There are two companies on my cybersecurity "radar screen" I want to introduce you to. One is a small dividend payer that works primarily for the U.S. government. The second is a better-known, larger company whose security products target a much wider audience.
Man Tech International (MANT) makes cyberproducts for national security programs, the Department of Defense, the intelligence agencies, State and Homeland Security, the Department of Justice, the FBI and NASA, just to name some of their federal government customers.MANT is a relatively small company (the market cap is $898 million) with a current price-to-earnings (PE) ratio of only 7.78 and a forward PE ratio of 9. The trailing 12-month (TTM) price-to-sales (PS) ratio is also very low at 0.33. Its enterprise value-to-revenue ratio is also remarkably low at only 0.36. MANT has revenue-per-share (TTM) of over $74, yet the price-per-share as of Friday closed at $24.31. Keep in mind that MANT's book value per share (most recent quarter) was $30.59. The chart below illustrates its one-year price movement, but notice the orange line symbolizing the trajectory of its book value per share growth.
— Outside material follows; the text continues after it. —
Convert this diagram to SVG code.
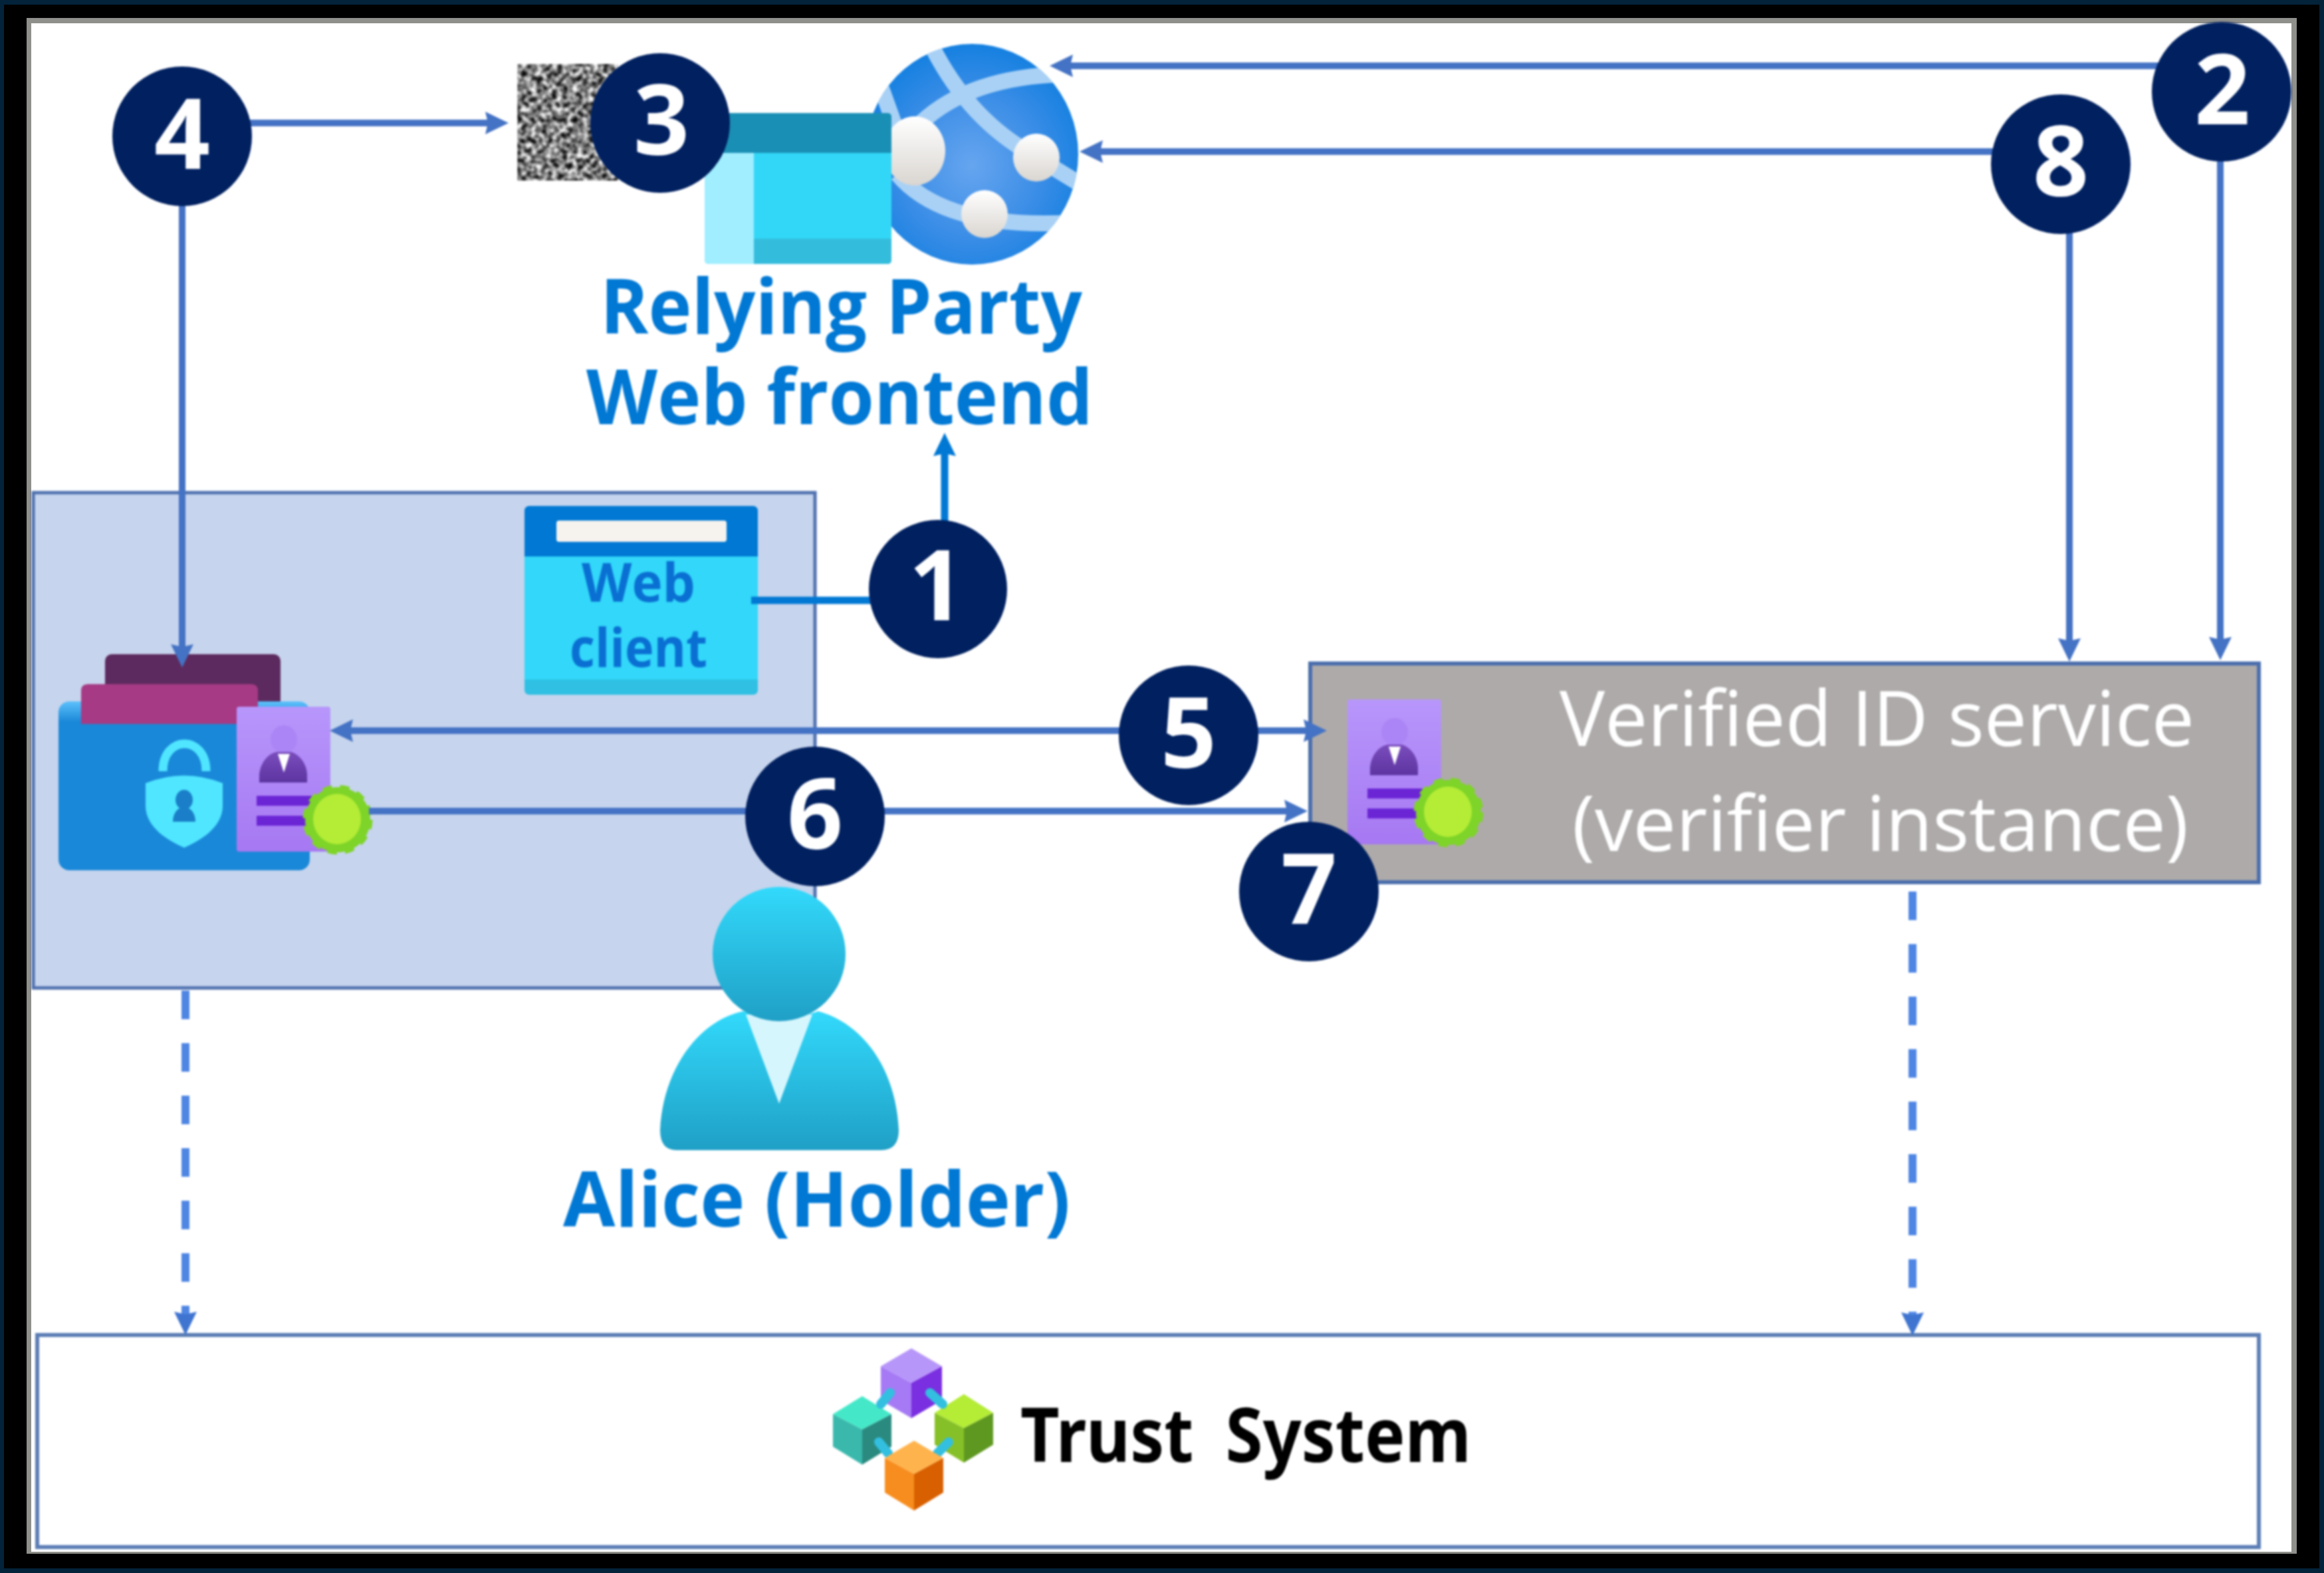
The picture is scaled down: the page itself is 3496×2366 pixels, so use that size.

MANT data by YCharts
Its delectable 3.5% dividend is easily sustainable, as it represents a payout ratio of only 27%. MANT is not without some flaws. Its operating and profit margins are an unimpressive 7.5% and 4.22% respectively. One reason for the stock being so far below its 52-week high of $38.19 registered last Oct. 27 invariably has something to do with cutbacks in spending by the federal departments that it sells to.